Vrouwelijk perspectief
Voor dit onderzoek interviewden ze twaalf vrouwelijke leden van vier Rotterdamse studentenverenigingen. Aan het begin van elk interview vroegen ze aan de respondenten wat seksueel grensoverschrijdend gedrag inhoudt. “Wat interessant was, was dat ze dezelfde definitie hebben, namelijk alle gedragingen die over je grens heen gaan, van de manier waarop ze aangekeken worden of seksueel getinte opmerkingen tot aanranding of seks zonder instemming”, vertelt Ellen.
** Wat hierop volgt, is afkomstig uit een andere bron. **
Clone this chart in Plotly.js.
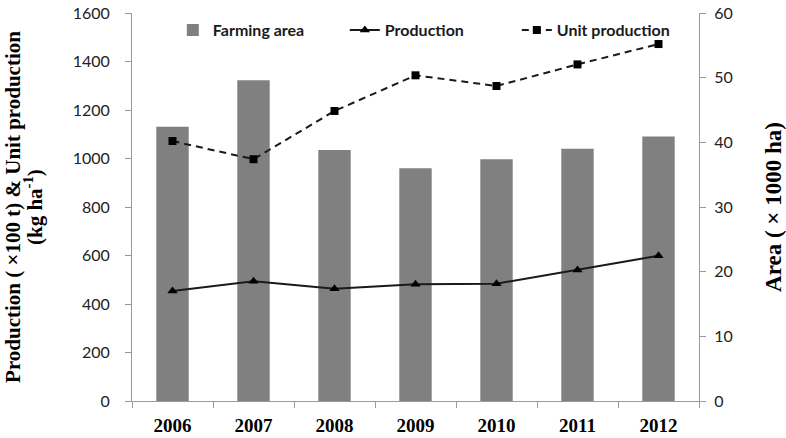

Ze interviewden alleen vrouwen omdat ze het vrouwelijke perspectief naar voren wilden brengen. “Ook al waren we ook geïnteresseerd in de verhalen van mannelijke leden, we vreesden dat de jongens meer sociaal gewenste antwoorden zouden geven”, zegt Ellen. “We wilden ons losmaken van het mannelijke perspectief en focussen op de ervaring van vrouwen.”
Makkelijker dan gedacht
Was het lastig om vrouwelijke leden te vinden die hierover wilden vertellen? Julie: “Het was niet zo moeilijk als ik dacht. Zodra we één iemand hadden gevonden kregen we via haar meer contacten. Zo ging het rollen. Bovendien zijn wij zelf ook studenten en dus ontmoetten we veel medestudenten die bij een vereniging zitten tijdens het uitgaan.”
Ann-Awen voegt eraan toe: “Waarschijnlijk gingen het onderzoek en de interviews vlot omdat wij ook vrouwen zijn en leeftijdgenoten. Doordat we elkaar snappen, voelden ze zich vrijer en veilig om hun verhaal te delen.”